Bolsonaro foi acusado de racismo pela Procuradoria-Geral da República por causa de falas durante uma palestra que fez em 2017 no Clube Hebraica do Rio de janeiro. Na ocasião, o deputado contou que visitou uma comunidade quilombola e que “o afrodescendente mais leve lá pesava sete arrobas”. Ainda citando a visita, disse: “Não fazem nada, eu acho que nem pra procriador servem mais”.

O desembargador Ivan Sartori, ex-presidente do Tribunal de Justiça de São Paulo, é outra opção de Bolsonaro para a pasta. Ele já disse a colegas que vem pensando em se aposentar. E o próprio Sartori quem vem dizendo a magistrados paulistas que vem sendo cotado por Bolsonaro para ser ministro da Justiça.

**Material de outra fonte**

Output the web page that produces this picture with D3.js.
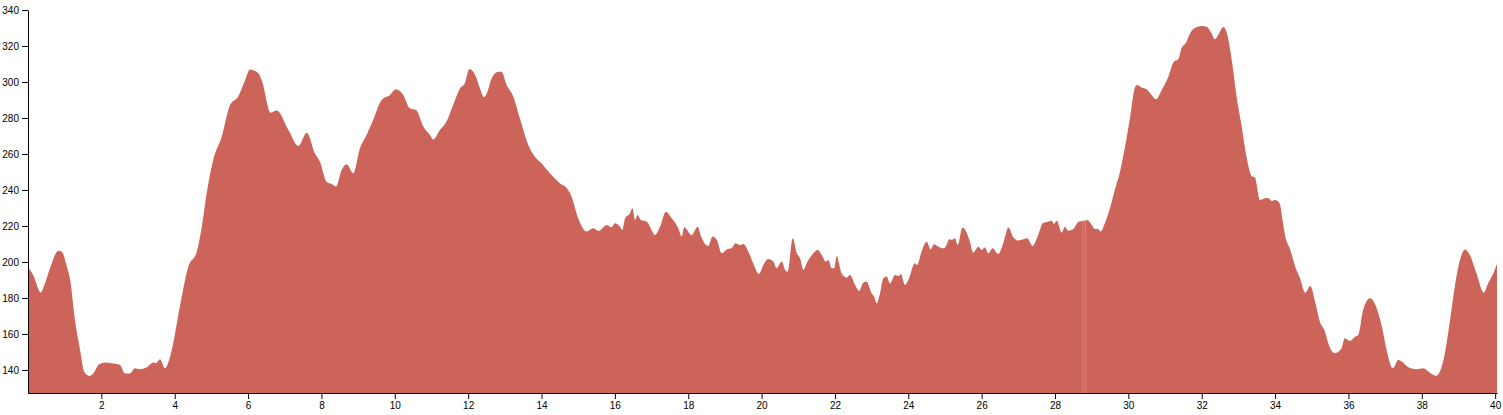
<!DOCTYPE html>
<html>
<head>
<meta charset="utf-8">
<script src="https://cdn.jsdelivr.net/npm/d3@7"></script>
<style>
  html, body { margin: 0; padding: 0; background: #fff; }
  svg { display: block; }
</style>
</head>
<body>
<svg id="chart" width="1503" height="415"></svg>
<script>
// Distance along the route (km)
const distanceKm = [
  0.00, 0.14, 0.35, 0.46, 0.60, 0.83, 0.92, 1.06, 1.15, 1.28, 1.42, 1.53, 1.67, 1.78, 1.94,
  2.10, 2.28, 2.51, 2.64, 2.78, 2.92, 3.05, 3.24, 3.42, 3.49, 3.60, 3.73, 3.92,
  4.14, 4.37, 4.60, 4.74, 4.87, 5.05, 5.28, 5.51, 5.73, 5.92, 6.05, 6.28, 6.37, 6.62, 6.78,
  7.10, 7.37, 7.60, 7.82, 7.96, 8.14, 8.28, 8.40, 8.55, 8.69, 8.87, 9.05, 9.23, 9.41, 9.64, 9.87,
  10.03, 10.23, 10.41, 10.58, 10.78, 10.96, 11.05, 11.23, 11.41, 11.59, 11.78, 11.91,
  12.03, 12.19, 12.32, 12.43, 12.51, 12.64, 12.82, 12.91, 13.05, 13.23, 13.41, 13.64, 13.82,
  14.00, 14.23, 14.50, 14.69, 14.82, 15.00, 15.23, 15.41, 15.55, 15.78, 15.91,
  16.00, 16.14, 16.20, 16.28, 16.41, 16.48, 16.55, 16.62, 16.71, 16.87, 17.00, 17.09, 17.23,
  17.39, 17.55, 17.73, 17.82, 17.89, 18.09, 18.26, 18.35, 18.46, 18.55, 18.66, 18.78, 18.91,
  19.05, 19.18, 19.29, 19.41, 19.50, 19.64, 19.77, 19.93, 20.05, 20.18, 20.32, 20.41, 20.55,
  20.64, 20.71, 20.85, 20.96, 21.05, 21.14, 21.23, 21.41, 21.53, 21.64, 21.75, 21.82, 21.91,
  21.98, 22.05, 22.11, 22.18, 22.32, 22.41, 22.55, 22.66, 22.77, 22.86, 23.00, 23.07, 23.14,
  23.23, 23.32, 23.41, 23.50, 23.64, 23.73, 23.80, 23.91, 24.00, 24.18, 24.24, 24.36, 24.50,
  24.61, 24.70, 24.82, 24.95, 25.03, 25.12, 25.18, 25.27, 25.35, 25.48, 25.59, 25.68, 25.77,
  25.91, 26.00, 26.09, 26.18, 26.30, 26.45, 26.59, 26.73, 26.86, 27.00, 27.13, 27.24, 27.39,
  27.54, 27.68, 27.82, 27.91, 27.97, 28.05, 28.18, 28.27, 28.36, 28.50, 28.64,
  28.760, 28.763, 28.766, 28.840, 28.843, 28.846, 28.88,
  29.00, 29.09, 29.18, 29.24, 29.36, 29.50, 29.63, 29.77, 29.91, 30.05, 30.18, 30.24, 30.36,
  30.50, 30.63, 30.75, 30.91, 31.09, 31.24, 31.36, 31.45, 31.57, 31.68, 31.82, 32.00, 32.13,
  32.27, 32.36, 32.45, 32.59, 32.68, 32.82, 32.95, 33.09, 33.22, 33.36, 33.45, 33.59, 33.72,
  33.81, 33.91, 34.00, 34.09, 34.14, 34.19, 34.28, 34.41, 34.55, 34.68, 34.82, 34.96, 35.09,
  35.22, 35.36, 35.45, 35.63, 35.81, 35.90, 36.04, 36.18, 36.27, 36.40, 36.59, 36.77, 36.91,
  37.04, 37.21, 37.36, 37.49, 37.63, 37.86, 38.04, 38.22, 38.39, 38.51, 38.63, 38.77, 38.90,
  39.04, 39.18, 39.31, 39.49, 39.69, 39.80, 39.95, 40.05
];

// Elevation (m); null marks a gap in the recording
const elevationM = [
  197.0, 192.8, 183.0, 188.0, 196.5, 206.3, 205.7, 197.4, 190.0, 167.8, 151.1, 139.1, 136.7, 138.1, 143.2,
  144.1, 143.7, 142.8, 138.1, 138.1, 140.9, 140.4, 141.5, 144.1, 143.7, 145.9, 140.9, 151.1,
  175.2, 197.4, 205.7, 219.6, 238.1, 256.7, 269.6, 287.2, 291.9, 301.1, 307.0, 304.8, 301.1, 282.9, 284.1,
  273.3, 264.4, 271.8, 260.4, 255.7, 244.6, 243.3, 241.9, 251.1, 254.3, 249.3, 263.2, 270.6, 278.9, 290.0, 292.8,
  295.9, 292.8, 285.4, 284.4, 275.2, 270.6, 268.1, 273.3, 278.0, 287.2, 296.5, 299.3,
  307.2, 303.9, 296.5, 291.5, 293.7, 302.0, 305.7, 305.7, 298.3, 291.9, 279.8, 265.0, 258.5,
  254.8, 249.3, 243.7, 240.9, 236.3, 224.3, 216.9, 218.7, 217.2, 220.6, 219.3,
  221.5, 219.6, 217.8, 224.3, 227.0, 229.8, 223.3, 226.1, 223.3, 222.4, 217.8, 215.0, 219.6,
  227.9, 224.3, 218.7, 214.1, 219.3, 215.0, 219.6, 214.1, 210.0, 208.9, 214.1, 212.2, 204.8,
  207.0, 207.6, 210.4, 209.4, 210.0, 205.7, 199.3, 193.3, 198.3, 201.7, 200.2, 196.5, 200.2,
  195.6, 194.6, 213.2, 204.8, 202.0, 195.6, 199.3, 204.8, 206.7, 203.9, 200.2, 201.1, 196.5,
  196.5, 203.3, 199.3, 193.7, 191.3, 192.8, 187.2, 183.9, 188.5, 189.1, 182.6, 180.7, 177.0,
  182.6, 190.9, 191.9, 188.1, 192.8, 192.2, 193.2, 187.2, 190.0, 199.3, 198.3, 205.7, 211.3,
  207.0, 209.8, 208.5, 207.6, 208.9, 212.6, 212.2, 213.2, 209.4, 219.1, 216.3, 211.3, 205.2,
  208.5, 206.7, 208.0, 204.8, 207.6, 204.4, 210.4, 219.1, 213.7, 211.9, 212.6, 213.2, 208.9,
  215.0, 221.8, 222.4, 222.9, 221.1, 222.9, 216.3, 219.6, 217.4, 218.3, 222.4,
  222.8, null, 222.9, 223.1, null, 223.2, 223.3,
  220.6, 218.3, 218.3, 216.9, 221.5, 230.0, 240.0, 250.0, 264.1, 280.7, 297.0, 298.3, 297.0,
  295.9, 292.8, 290.4, 295.6, 302.9, 311.3, 312.6, 318.7, 321.8, 327.0, 330.2, 331.1, 330.7,
  327.0, 323.7, 326.1, 330.5, 327.5, 312.0, 292.0, 275.2, 258.5, 247.8, 247.0, 234.4, 235.4,
  235.6, 233.9, 234.5, 233.5, 231.5, 225.0, 214.0, 207.0, 197.4, 190.9, 182.9, 186.7, 178.0,
  166.8, 161.3, 154.8, 149.3, 152.0, 157.6, 156.1, 158.5, 159.4, 173.3, 179.8, 174.3, 164.1,
  151.1, 140.9, 145.6, 144.1, 141.5, 140.4, 140.9, 138.5, 136.8, 140.0, 149.3, 167.8, 186.3,
  201.1, 207.0, 203.9, 193.7, 182.9, 187.8, 193.7, 198.9
];

const xTickValues = [2, 4, 6, 8, 10, 12, 14, 16, 18, 20, 22, 24, 26, 28, 30, 32, 34, 36, 38, 40];
const yTickValues = [140, 160, 180, 200, 220, 240, 260, 280, 300, 320, 340];
const yDomain = [127.2, 340];

const data = distanceKm.map((d, i) => ({ x: d, y: elevationM[i] }));

const svg = d3.select("#chart");
const margin = { top: 10, right: 6, bottom: 22, left: 28 };
const width = 1503 - margin.left - margin.right;
const height = 415 - margin.top - margin.bottom;

const g = svg.append("g").attr("transform", `translate(${margin.left},${margin.top})`);

const x = d3.scaleLinear().domain([0, d3.max(distanceKm)]).range([0, width]);
const y = d3.scaleLinear().domain(yDomain).range([height, 0]);

const area = d3.area()
  .defined(d => d.y !== null)
  .x(d => x(d.x))
  .y0(height)
  .y1(d => y(d.y))
  .curve(d3.curveMonotoneX);

g.append("path")
  .datum(data)
  .attr("fill", "#cd645a")
  .attr("d", area);

g.append("g")
  .attr("transform", `translate(0,${height})`)
  .call(d3.axisBottom(x).tickValues(xTickValues).tickSizeOuter(0));

g.append("g")
  .call(d3.axisLeft(y).tickValues(yTickValues).tickSizeOuter(0));
</script>
</body>
</html>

O desembargador apoia o presidenciável abertamente. Recentemente, foi intimado a se explicar à Corregedoria Nacional de Justiça por causa da foto abaixo, publicada no Facebook.

Pessoas próximas ao desembargador acreditam que ele gostaria de seguir os passos de Alexandre de Moraes. Nomeado ministro da Justiça pelo presidente Michel Temer, Alexandre foi indicado para o STF assim que vagou uma cadeira da corte — no caso, a de Teori Zavascki, morto em um acidente de avião. Antes de ser nomeado ministro da Justiça, Alexandre de Moraes foi cotado para ser Advogado-Geral da União, parte importante da equipe jurídica do governo, mas sobre a qual Bolsonaro nunca falou.

Desembargador Ivan Sartori publica foto de apoio a Jair Bolsonaro (PSL).
Reprodução/Facebook

Sartori ficou nacionalmente famoso em 2016 por causa do discurso feito em seu voto pela absolvição e 73 policiais militares acusados de participar do massacre do Carandiru. A chacina aconteceu em 1992, quando a PM invadiu a penitenciária do Carandiru e matou 111 presos. Para Sartori, não houve provas de que os PMs tivessem matado os presos apontados pelo Ministério Público, mas o desembargador considerou que os policiais agiram em legítima defesa, porque haveria presos armados dentro do presídio — não há qualquer indício ou testemunho disso no processo. Diante da repercussão negativa de seu pronunciamento, Sartori acusou a imprensa de receber dinheiro do crime organizado.

Não há indicações da função que o Ministério da Justiça teria em um eventual governo Bolsonaro. Em fevereiro, a pasta foi esvaziada com a criação do Ministério da Segurança Pública, que, entre outras funções, passou a comandar a Polícia Federal — função antes exercida pela Justiça.

Lista tríplice

O nome do advogado Amilton Kufa também é citado por assessores e conselheiros de Bolsonaro. Ele é cotado para a AGU. Kufa trabalha na defesa do capitão reformado no Tribunal Superior Eleitoral junto com a mulher, Karina Kufa, coordenadora da equipe eleitoral.

Quanto à Procuradoria-Geral da República, Bolsonaro não se compromete com a lista tríplice da Associação Nacional dos Procuradores da República — o primeiro a seguir a lista foi Lula, em 2003, quando ele indicou Claudio Fonteles para o cargo. Em entrevista ao Jornal Nacional no dia 15 de outubro, Bolsonaro disse que escolheria alguém que considerasse “isento”, o que, segundo ele, seria alguém “livre do viés ideológico de esquerda”.

Também não existem sinalizações sobre que delegado poderia comandar a Polícia Federal, nem sobre o estilo de atuação da corporação caso Bolsonaro seja eleito.